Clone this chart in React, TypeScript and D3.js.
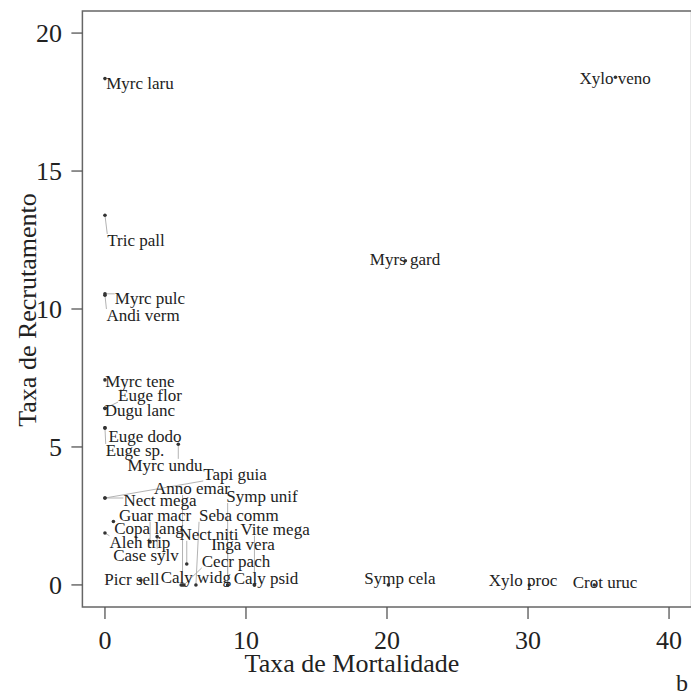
import React, { useRef, useEffect } from "react";
import * as d3 from "d3";

// species codes, mortality (x) and recruitment (y) rates
const species = [
  "Myrc laru", "Xylo veno", "Tric pall", "Myrs gard", "Myrc pulc", "Andi verm",
  "Myrc tene", "Euge flor", "Dugu lanc", "Euge dodo", "Euge sp.", "Myrc undu",
  "Tapi guia", "Anno emar", "Symp unif", "Nect mega", "Guar macr", "Seba comm",
  "Copa lang", "Nect niti", "Vite mega", "Aleh trip", "Inga vera", "Case sylv",
  "Cecr pach", "Picr sell", "Caly widg", "Caly psid", "Symp cela", "Xylo proc",
  "Crot uruc",
];
const mortality = [
  0, 36.2, 0, 21.3, 0, 0,
  0, 0, 0, 0, 0, 5.2,
  0, 5.5, 8.7, 0, 3.2, 6.45,
  0.6, 5.8, 10.6, 0, 8.7, 3.7,
  5.6, 2.55, 5.4, 10.6, 20.1, 30.1,
  34.7,
];
const recruitment = [
  18.35, 18.4, 13.4, 11.75, 10.55, 10.5,
  7.43, 6.4, 6.4, 5.69, 5.69, 5.1,
  3.15, 0, 0, 3.15, 1.56, 0,
  2.3, 0.76, 0, 1.88, 0, 1.75,
  0, 0.18, 0, 0, 0, 0,
  0,
];

// where the repelled labels ended up (data units)
const labelX = [
  2.48, 36.17, 2.2, 21.28, 3.19, 2.7,
  2.48, 3.19, 2.48, 2.84, 2.13, 4.26,
  9.22, 6.17, 11.13, 3.9, 3.55, 9.5,
  3.12, 7.38, 12.06, 2.48, 9.79, 2.91,
  9.29, 1.91, 6.45, 11.42, 20.92, 29.65,
  35.46,
];
const labelY = [
  18.19, 18.37, 12.5, 11.81, 10.4, 9.78,
  7.39, 6.88, 6.34, 5.4, 4.89, 4.35,
  4.02, 3.51, 3.22, 3.08, 2.54, 2.54,
  2.07, 1.85, 2.03, 1.56, 1.49, 1.09,
  0.87, 0.22, 0.29, 0.25, 0.25, 0.18,
  0.11,
];

const xTicks = [0, 10, 20, 30, 40];
const yTicks = [0, 5, 10, 15, 20];

const W = 691;
const H = 695;
const serif = "'Liberation Serif', 'DejaVu Serif', serif";

function App() {
  const svgRef = useRef(null);

  useEffect(() => {
    document.body.style.margin = "0";
    const svg = d3.select(svgRef.current);
    svg.selectAll("*").remove();

    const x = d3.scaleLinear().domain([-1.6, 41.6]).range([82.4, 691.6]);
    const y = d3.scaleLinear().domain([-0.8, 20.8]).range([607, 11]);
    const [x0, x1] = x.range();
    const [y0, y1] = y.range();

    svg.append("defs").append("clipPath").attr("id", "plotclip")
      .append("rect")
      .attr("x", x0).attr("y", y1)
      .attr("width", x1 - x0).attr("height", y0 - y1);

    const data = species.map((name, i) => ({
      name,
      mx: mortality[i],
      ry: recruitment[i],
      lx: labelX[i],
      ly: labelY[i],
    }));

    const plot = svg.append("g").attr("clip-path", "url(#plotclip)");
    const segLayer = plot.append("g");
    const ptLayer = plot.append("g");
    const txtLayer = plot.append("g");

    const labels = txtLayer
      .selectAll("text")
      .data(data)
      .join("text")
      .attr("x", (d) => x(d.lx))
      .attr("y", (d) => y(d.ly))
      .attr("dy", "0.35em")
      .attr("text-anchor", "middle")
      .attr("font-family", serif)
      .attr("font-size", 17)
      .attr("fill", "#222")
      .text((d) => d.name);

    // segment from point to closest edge of its label box
    const segs = [];
    labels.each(function (d) {
      const b = this.getBBox();
      const px = x(d.mx);
      const py = y(d.ry);
      const cx = Math.max(b.x, Math.min(px, b.x + b.width));
      const cy = Math.max(b.y + 3, Math.min(py, b.y + b.height - 3));
      if (Math.hypot(px - cx, py - cy) > 5) {
        segs.push({ x1: px, y1: py, x2: cx, y2: cy });
      }
    });

    segLayer
      .selectAll("line")
      .data(segs)
      .join("line")
      .attr("x1", (d) => d.x1)
      .attr("y1", (d) => d.y1)
      .attr("x2", (d) => d.x2)
      .attr("y2", (d) => d.y2)
      .attr("stroke", "#aaa")
      .attr("stroke-width", 0.9);

    ptLayer
      .selectAll("circle")
      .data(data)
      .join("circle")
      .attr("cx", (d) => x(d.mx))
      .attr("cy", (d) => y(d.ry))
      .attr("r", 1.8)
      .attr("fill", "#333");

    // frame
    svg.append("rect")
      .attr("x", x0).attr("y", y1)
      .attr("width", x1 - x0).attr("height", y0 - y1)
      .attr("fill", "none")
      .attr("stroke", "#666")
      .attr("stroke-width", 1.5);

    // x axis
    const xa = svg.append("g");
    xa.selectAll("line")
      .data(xTicks)
      .join("line")
      .attr("x1", (d) => x(d)).attr("x2", (d) => x(d))
      .attr("y1", y0).attr("y2", y0 + 12)
      .attr("stroke", "#555").attr("stroke-width", 1.3);
    xa.selectAll("text")
      .data(xTicks)
      .join("text")
      .attr("x", (d) => x(d))
      .attr("y", 649)
      .attr("text-anchor", "middle")
      .attr("font-family", serif)
      .attr("font-size", 26)
      .attr("fill", "#222")
      .text((d) => d);

    // y axis
    const ya = svg.append("g");
    ya.selectAll("line")
      .data(yTicks)
      .join("line")
      .attr("x1", x0).attr("x2", x0 - 11)
      .attr("y1", (d) => y(d)).attr("y2", (d) => y(d))
      .attr("stroke", "#555").attr("stroke-width", 1.3);
    ya.selectAll("text")
      .data(yTicks)
      .join("text")
      .attr("x", 62)
      .attr("y", (d) => y(d))
      .attr("dy", "0.35em")
      .attr("text-anchor", "end")
      .attr("font-family", serif)
      .attr("font-size", 26)
      .attr("fill", "#222")
      .text((d) => d);

    svg.append("text")
      .attr("x", 352)
      .attr("y", 672)
      .attr("text-anchor", "middle")
      .attr("font-family", serif)
      .attr("font-size", 26)
      .attr("fill", "#222")
      .text("Taxa de Mortalidade");

    svg.append("text")
      .attr("transform", "translate(36,310) rotate(-90)")
      .attr("text-anchor", "middle")
      .attr("font-family", serif)
      .attr("font-size", 26)
      .attr("fill", "#222")
      .text("Taxa de Recrutamento");

    svg.append("text")
      .attr("x", 676)
      .attr("y", 691)
      .attr("font-family", serif)
      .attr("font-size", 24)
      .attr("fill", "#222")
      .text("b");
  }, []);

  return (
    <svg
      ref={svgRef}
      width={W}
      height={H}
      style={{ position: "absolute", left: 0, top: 0, background: "#fff" }}
    ></svg>
  );
}

export default App;
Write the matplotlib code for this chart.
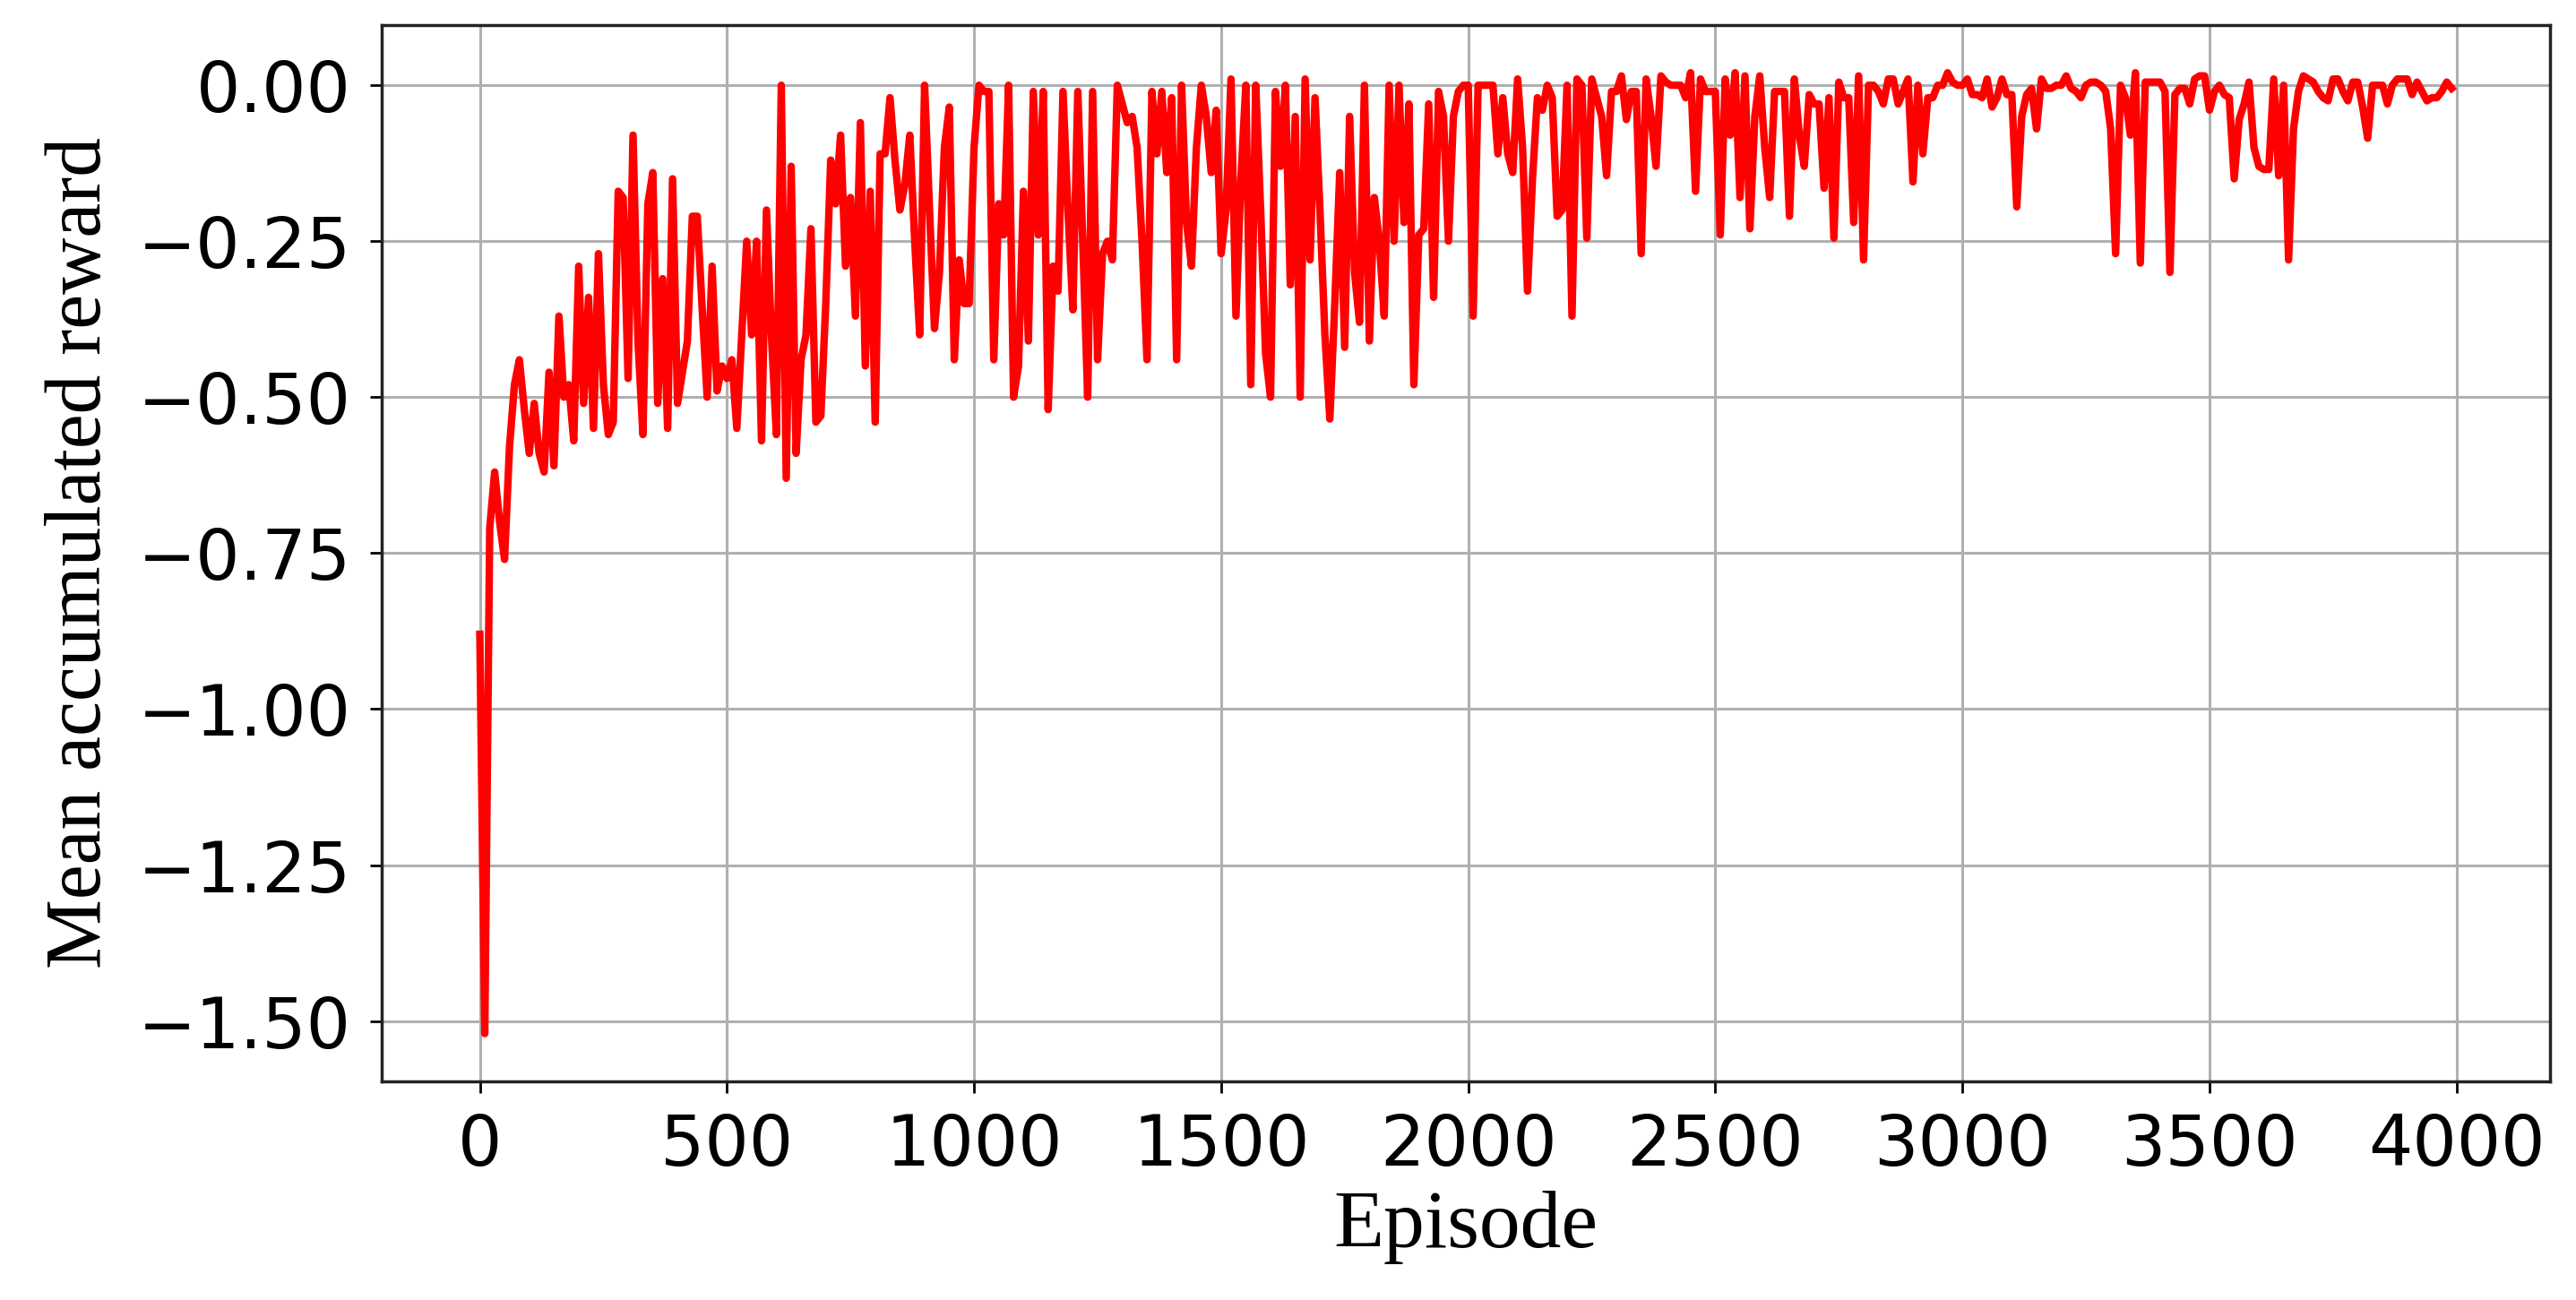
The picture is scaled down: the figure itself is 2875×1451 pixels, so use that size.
import matplotlib
matplotlib.use("Agg")
import matplotlib.pyplot as plt
import numpy as np

# Episodios (cada 10) y recompensa media acumulada
episodios = np.arange(0, 4000, 10)

recompensa = [
    -0.88, -1.52, -0.71, -0.62, -0.70, -0.76, -0.58, -0.48, -0.44, -0.52,
    -0.59, -0.51, -0.59, -0.62, -0.46, -0.61, -0.37, -0.50, -0.48, -0.57,
    -0.29, -0.51, -0.34, -0.55, -0.27, -0.48, -0.56, -0.54, -0.17, -0.18,
    -0.47, -0.08, -0.41, -0.56, -0.19, -0.14, -0.51, -0.31, -0.55, -0.15,
    -0.51, -0.46, -0.41, -0.21, -0.21, -0.36, -0.50, -0.29, -0.49, -0.45,
    -0.47, -0.44, -0.55, -0.40, -0.25, -0.40, -0.25, -0.57, -0.20, -0.40,
    -0.56, 0.00, -0.63, -0.13, -0.59, -0.44, -0.40, -0.23, -0.54, -0.53,
    -0.35, -0.12, -0.19, -0.08, -0.29, -0.18, -0.37, -0.06, -0.45, -0.17,
    -0.54, -0.11, -0.11, -0.02, -0.12, -0.20, -0.16, -0.08, -0.25, -0.40,
    0.00, -0.20, -0.39, -0.30, -0.10, -0.035, -0.44, -0.28, -0.35, -0.35,
    -0.10, 0.00, -0.01, -0.01, -0.44, -0.19, -0.24, 0.00, -0.50, -0.45,
    -0.17, -0.41, -0.01, -0.24, -0.01, -0.52, -0.29, -0.33, -0.01, -0.20,
    -0.36, -0.01, -0.25, -0.50, -0.01, -0.44, -0.27, -0.25, -0.28, 0.00,
    -0.03, -0.06, -0.05, -0.10, -0.25, -0.44, -0.01, -0.11, -0.01, -0.14,
    -0.02, -0.44, 0.00, -0.22, -0.29, -0.10, 0.00, -0.05, -0.14, -0.04,
    -0.27, -0.20, 0.01, -0.37, -0.15, 0.00, -0.48, 0.00, -0.20, -0.43,
    -0.50, -0.01, -0.13, 0.00, -0.32, -0.05, -0.50, 0.01, -0.28, -0.02,
    -0.20, -0.40, -0.535, -0.35, -0.14, -0.42, -0.05, -0.30, -0.38, 0.00,
    -0.41, -0.18, -0.25, -0.37, 0.00, -0.25, 0.00, -0.22, -0.03, -0.48,
    -0.24, -0.23, -0.03, -0.34, -0.01, -0.05, -0.25, -0.05, -0.01, 0.00,
    0.00, -0.37, 0.00, 0.00, 0.00, 0.00, -0.11, -0.02, -0.11, -0.14,
    0.01, -0.10, -0.33, -0.15, -0.02, -0.04, 0.00, -0.02, -0.21, -0.20,
    0.00, -0.37, 0.01, 0.00, -0.245, 0.01, -0.02, -0.05, -0.145, -0.01,
    -0.01, 0.015, -0.055, -0.01, -0.01, -0.27, 0.01, -0.05, -0.13, 0.015,
    0.005, 0.00, 0.00, 0.00, -0.02, 0.02, -0.17, 0.01, -0.01, -0.01,
    -0.01, -0.24, 0.01, -0.08, 0.02, -0.18, 0.015, -0.23, -0.05, 0.015,
    -0.10, -0.18, -0.01, -0.01, -0.01, -0.21, 0.01, -0.08, -0.13, -0.015,
    -0.03, -0.03, -0.165, -0.02, -0.245, 0.005, -0.02, -0.02, -0.22, 0.015,
    -0.28, 0.00, 0.00, -0.01, -0.03, 0.01, 0.01, -0.03, -0.01, 0.01,
    -0.155, 0.00, -0.11, -0.02, -0.02, 0.00, 0.00, 0.02, 0.005, 0.00,
    0.00, 0.01, -0.015, -0.015, -0.02, 0.01, -0.035, -0.02, 0.01, -0.015,
    -0.015, -0.195, -0.05, -0.015, -0.005, -0.07, 0.01, -0.005, -0.005, 0.00,
    0.00, 0.015, -0.005, -0.01, -0.02, 0.00, 0.005, 0.005, 0.00, -0.01,
    -0.07, -0.27, 0.00, -0.02, -0.08, 0.02, -0.285, 0.005, 0.005, 0.005,
    0.005, -0.01, -0.30, -0.015, -0.005, -0.005, -0.03, 0.01, 0.015, 0.015,
    -0.04, -0.01, 0.00, -0.015, -0.02, -0.15, -0.055, -0.03, 0.005, -0.10,
    -0.13, -0.135, -0.135, 0.01, -0.145, 0.00, -0.28, -0.07, -0.01, 0.015,
    0.01, 0.005, -0.01, -0.02, -0.025, 0.01, 0.01, -0.01, -0.025, 0.005,
    0.005, -0.035, -0.085, 0.00, 0.00, 0.00, -0.03, 0.00, 0.01, 0.01,
    0.01, -0.015, 0.005, -0.01, -0.025, -0.02, -0.02, -0.01, 0.005, -0.005,
]

yticks = [0.00, -0.25, -0.50, -0.75, -1.00, -1.25, -1.50]
xticks = [0, 500, 1000, 1500, 2000, 2500, 3000, 3500, 4000]

fig, ax = plt.subplots(figsize=(28.75, 14.51), dpi=100)
fig.subplots_adjust(left=0.148, right=0.990, top=0.981, bottom=0.168)

ax.plot(episodios, recompensa, color='red', linewidth=6)

ax.set_xticks(xticks)
ax.set_yticks(yticks)
ax.set_yticklabels([f"{v:.2f}".replace('-', '\u2212') for v in yticks])
ax.grid(True, color='#b0b0b0', linewidth=2.2)

ax.tick_params(labelsize=56, length=9.5, width=2, pad=15)
for s in ax.spines.values():
    s.set_linewidth(2.5)
    s.set_color('#222222')

serif = ['Liberation Serif', 'DejaVu Serif']
ax.set_xlabel('Episode', fontsize=66, family=serif, labelpad=8)
ax.set_ylabel('Mean accumulated reward', fontsize=63, family=serif, labelpad=16)

plt.savefig('out.png', dpi=100)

* * * *

Your task is to transcribe only the lines from the line containing "The picture is" through the line containing "episodios = np.arange(0, 4000, 10)", word for word.

The picture is scaled down: the figure itself is 2875×1451 pixels, so use that size.
import matplotlib
matplotlib.use("Agg")
import matplotlib.pyplot as plt
import numpy as np

# Episodios (cada 10) y recompensa media acumulada
episodios = np.arange(0, 4000, 10)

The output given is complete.